In talking, you may learn that your bridesmaid is actually looking for a way out. You won't know until you talk to her.
Sometimes, you just have to end it
Ok. You examined your own original motivations and potential mis-steps. You talked to them open-heartedly. You listened. You learned. And it's clear: this is not going to work.
If you know it's not going to work, then it's in everyone's best interests to ask your bridesmaid to step down. Now obviously, if you want to remain friends with them, you need to be as respectful and loving as possible — even as you're asking them to step down from being a bridesmaid. Even if you've realized that a friendship is over, you still need to act with integrity.
Here are ways to word a difficult message:
I asked you to be my bridesmaid because you are super important to me. You will always be important to me… but at this point, I'd rather you be a guest at my wedding than a bridesmaid. I feel like we're not lining up on our ideas about you being a bridesmaid, and want us to be able to both enjoy my wedding together — and it feels like having you attend as a guest is the best way to do that.

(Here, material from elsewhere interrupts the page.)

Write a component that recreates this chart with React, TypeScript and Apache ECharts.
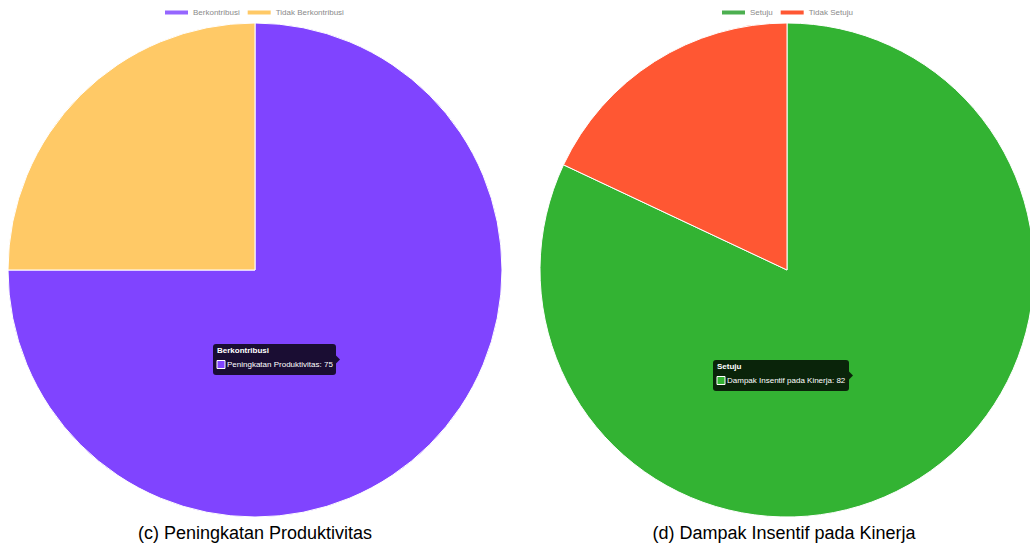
import React, { useEffect, useRef } from "react";
import * as echarts from "echarts";

const leftTitle = "Peningkatan Produktivitas";
const leftCategories = ["Berkontribusi", "Tidak Berkontribusi"];
const leftValues = [75, 25];
const leftColors = ["#8044FF", "#FFC966"];
const leftLegendColors = ["#9566FF", "#FFC966"];

const rightTitle = "Dampak Insentif pada Kinerja";
const rightCategories = ["Setuju", "Tidak Setuju"];
const rightValues = [82, 18];
const rightColors = ["#33B333", "#FF5733"];
const rightLegendColors = ["#4CAF50", "#FF5733"];

const captions = ["(c) Peningkatan Produktivitas", "(d) Dampak Insentif pada Kinerja"];

const FONT = "'Liberation Sans', Arial, Helvetica, sans-serif";

function tooltipGraphic(x: number, y: number, w: number, title: string, label: string, value: number, color: string) {
  const h = 31;
  return {
    type: "group",
    x,
    y,
    z: 100,
    children: [
      { type: "rect", z: 100, shape: { x: 0, y: 0, width: w, height: h, r: 3 }, style: { fill: "rgba(0,0,0,0.8)" } },
      { type: "polygon", z: 100, shape: { points: [[w, h / 2 - 4], [w + 4, h / 2], [w, h / 2 + 4]] }, style: { fill: "rgba(0,0,0,0.8)" } },
      { type: "text", z: 101, x: 4, y: 2.5, style: { text: title, fill: "#fff", font: `bold 8px ${FONT}` } },
      { type: "rect", z: 101, shape: { x: 4, y: 16.5, width: 8, height: 8 }, style: { fill: color, stroke: "#fff", lineWidth: 1 } },
      { type: "text", z: 101, x: 14, y: 16.5, style: { text: `${label}: ${value}`, fill: "#fff", font: `8px ${FONT}` } },
    ],
  };
}

function legendOpt(cats: string[], colors: string[], left: number) {
  return {
    data: cats.map((n, i) => ({ name: n, itemStyle: { color: colors[i] } })),
    left,
    top: 8.5,
    padding: 0,
    itemWidth: 25,
    itemHeight: 6,
    itemGap: 6,
    icon: "rect",
    textStyle: { fontSize: 8, color: "#8a8a8a", fontFamily: FONT, padding: [0, 0, 0, -1] },
  };
}

export default function App() {
  const ref = useRef<HTMLDivElement>(null);
  useEffect(() => {
    document.body.style.margin = "0";
    const chart = echarts.init(ref.current!, null, { renderer: "svg" });
    chart.setOption({
      animation: false,
      backgroundColor: "#fff",
      legend: [legendOpt(leftCategories, leftLegendColors, 163), legendOpt(rightCategories, rightLegendColors, 720)],
      series: [
        {
          type: "pie",
          name: leftTitle,
          center: [255, 270],
          radius: 247,
          startAngle: 90,
          clockwise: true,
          label: { show: false },
          labelLine: { show: false },
          itemStyle: { borderColor: "#fff", borderWidth: 1 },
          emphasis: { disabled: true },
          data: leftCategories.map((n, i) => ({ name: n, value: leftValues[i], itemStyle: { color: leftColors[i] } })),
        },
        {
          type: "pie",
          name: rightTitle,
          center: [787, 270],
          radius: 247,
          startAngle: 90,
          clockwise: true,
          label: { show: false },
          labelLine: { show: false },
          itemStyle: { borderColor: "#fff", borderWidth: 1 },
          emphasis: { disabled: true },
          data: rightCategories.map((n, i) => ({ name: n, value: rightValues[i], itemStyle: { color: rightColors[i] } })),
        },
      ],
      graphic: [
        tooltipGraphic(213, 344, 123, leftCategories[0], leftTitle, leftValues[0], leftColors[0]),
        tooltipGraphic(713, 360, 136, rightCategories[0], rightTitle, rightValues[0], rightColors[0]),
        {
          type: "text",
          x: 255,
          y: 533,
          style: { text: captions[0], fill: "#000", font: `18px ${FONT}`, textAlign: "center", textVerticalAlign: "middle" },
        },
        {
          type: "text",
          x: 784,
          y: 533,
          style: { text: captions[1], fill: "#000", font: `18px ${FONT}`, textAlign: "center", textVerticalAlign: "middle" },
        },
      ],
    });
    return () => chart.dispose();
  }, []);
  return <div ref={ref} style={{ width: 1030, height: 545, position: "absolute", left: 0, top: 0 }} />;
}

I love you and I know your life is really busy right now with _____. I really want to support you in being able to focus on that, and so let's just have you come to my wedding as a guest instead of as a bridesmaid.
This is emotional and hard, but I guess I'm just going to rip off the band-aid: I want you to come to my wedding as a guest, and not as a bridesmaid. This was a really rough decision, and I totally understand if you're upset with me. I hope you can understand why I made this choice, but I understand if you're mad or frustrated.
Unless you're ending the friendship, it can be helpful to talk to your former bridesmaid about other future plans. Even if it's just "Let's get drinks next week," it can be hugely reassuring to know that just because being a bridesmaid isn't working out, doesn't mean the relationship needs to be over.
The goal with any difficult conversation is to take responsibility for yourself, and communicate with integrity and maturity. It can be easy to try to externalize it when bridesmaids don't work out, but ultimately this is your choice, and your responsibility. Do what you need to do, but do it with respect.